Saturday, December 12, 2009

You're either in or you're out

WTD(What the Deuce( is wrong with me? I just hung up on a guy I've been waiting to call me back since the Friday after Thanksgiving. And I suppose that's why. Let's call him Dwane. Me and Dwane went out in the 9th grade. I was...AM in love with him.....6 years later. In 9th grade I wasn't the best of girlfriends and I had some issues with long term relationships, because the one's I was in before him always ended badly. So I did what hurt people do and I cheated on him and lost my virginity to one of my friends that I had no romantic feelings for what so ever and perhaps that's why he was the perfect cadidate. He didn't threaten me with thoughts of forever. Anyways I told Dwane and we broke up. But the best/worse part is this, he was willing to stay with me and work it out. I'm the dumb ass who told him to lose my number. But, in the 9th grade you always think you have more time for whatever. You can turn it homework the next day for reduced grade. Your friends will all be there the next day.
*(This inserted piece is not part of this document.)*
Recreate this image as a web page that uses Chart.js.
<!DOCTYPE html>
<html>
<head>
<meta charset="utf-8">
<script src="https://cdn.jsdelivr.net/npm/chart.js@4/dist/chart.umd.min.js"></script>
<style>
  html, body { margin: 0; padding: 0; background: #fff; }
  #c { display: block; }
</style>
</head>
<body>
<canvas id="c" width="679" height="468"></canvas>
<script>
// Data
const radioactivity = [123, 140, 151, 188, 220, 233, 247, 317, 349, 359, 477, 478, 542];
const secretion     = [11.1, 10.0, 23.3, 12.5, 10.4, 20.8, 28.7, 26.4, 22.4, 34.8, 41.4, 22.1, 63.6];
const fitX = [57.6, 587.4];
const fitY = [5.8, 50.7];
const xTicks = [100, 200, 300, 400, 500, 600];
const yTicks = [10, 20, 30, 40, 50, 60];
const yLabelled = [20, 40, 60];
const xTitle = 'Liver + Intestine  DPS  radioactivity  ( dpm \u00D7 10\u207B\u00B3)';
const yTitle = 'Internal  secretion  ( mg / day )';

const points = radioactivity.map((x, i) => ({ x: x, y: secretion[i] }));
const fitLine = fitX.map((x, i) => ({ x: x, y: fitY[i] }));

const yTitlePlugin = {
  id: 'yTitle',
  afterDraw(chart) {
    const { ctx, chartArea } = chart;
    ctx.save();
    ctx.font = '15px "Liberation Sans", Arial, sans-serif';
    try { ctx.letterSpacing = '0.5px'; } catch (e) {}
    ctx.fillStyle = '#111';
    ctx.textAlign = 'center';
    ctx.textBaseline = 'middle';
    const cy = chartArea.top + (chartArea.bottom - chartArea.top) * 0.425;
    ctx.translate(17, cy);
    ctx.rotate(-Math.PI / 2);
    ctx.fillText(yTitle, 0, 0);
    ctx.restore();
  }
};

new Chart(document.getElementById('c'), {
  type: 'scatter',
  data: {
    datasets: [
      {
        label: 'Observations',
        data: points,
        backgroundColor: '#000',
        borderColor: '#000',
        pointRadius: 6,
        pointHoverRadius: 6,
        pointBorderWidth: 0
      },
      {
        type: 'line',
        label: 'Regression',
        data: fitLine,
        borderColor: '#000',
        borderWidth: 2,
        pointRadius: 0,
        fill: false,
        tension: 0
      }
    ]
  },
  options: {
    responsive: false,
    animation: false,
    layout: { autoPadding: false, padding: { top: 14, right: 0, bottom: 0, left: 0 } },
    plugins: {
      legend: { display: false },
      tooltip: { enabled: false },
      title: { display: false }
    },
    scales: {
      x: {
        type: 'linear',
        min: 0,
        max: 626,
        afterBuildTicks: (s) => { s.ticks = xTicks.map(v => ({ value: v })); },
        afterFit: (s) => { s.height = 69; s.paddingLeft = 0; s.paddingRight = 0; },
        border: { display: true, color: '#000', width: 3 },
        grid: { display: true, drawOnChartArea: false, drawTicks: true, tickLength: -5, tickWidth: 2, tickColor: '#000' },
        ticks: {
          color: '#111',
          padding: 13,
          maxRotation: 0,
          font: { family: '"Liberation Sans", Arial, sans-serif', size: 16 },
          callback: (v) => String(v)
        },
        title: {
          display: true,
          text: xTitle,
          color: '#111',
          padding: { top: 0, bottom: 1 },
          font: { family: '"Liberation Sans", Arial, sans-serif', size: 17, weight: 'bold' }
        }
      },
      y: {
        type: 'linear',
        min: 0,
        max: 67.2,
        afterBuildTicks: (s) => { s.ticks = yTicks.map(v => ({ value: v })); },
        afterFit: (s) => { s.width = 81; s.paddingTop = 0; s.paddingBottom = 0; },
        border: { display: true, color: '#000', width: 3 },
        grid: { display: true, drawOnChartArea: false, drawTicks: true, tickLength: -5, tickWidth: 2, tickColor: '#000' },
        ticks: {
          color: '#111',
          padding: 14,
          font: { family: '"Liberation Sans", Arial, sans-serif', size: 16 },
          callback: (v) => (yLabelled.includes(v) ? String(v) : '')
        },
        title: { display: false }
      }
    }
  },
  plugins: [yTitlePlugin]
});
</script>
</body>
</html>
And more time especaily for the one you love. I ran out of time. He moved without warning, and with out a way to get in to contact with him. And I didn't see him ever again. Till by chance I was home on leave and I went to the movies. He gave me his number I called and we talked. A then he was gone again. With no warning and no way to get in touch. Untill he myspaced me. And he called we talked. I felt my soul open up and run to him and the safety of his heart. And then we hung up with the promise of his call. And I was buzzed with the intoxication of his spirit sorrouding me. That call didn't come. And I once again was left with the realization that was once was mine, wasn't mine anymore. Today he called and rewarded me with his voice. And what did I do? I hung up. This is the boy turned man that sets my soul on fire. The ruler with which I measure every relationship, the missing part of my soul, and the epitomy of what I think a man ought to be. And I hung up on him. Because with me you're either in or you're out, and he hasn't made his position clear. So for now he's out. Peace.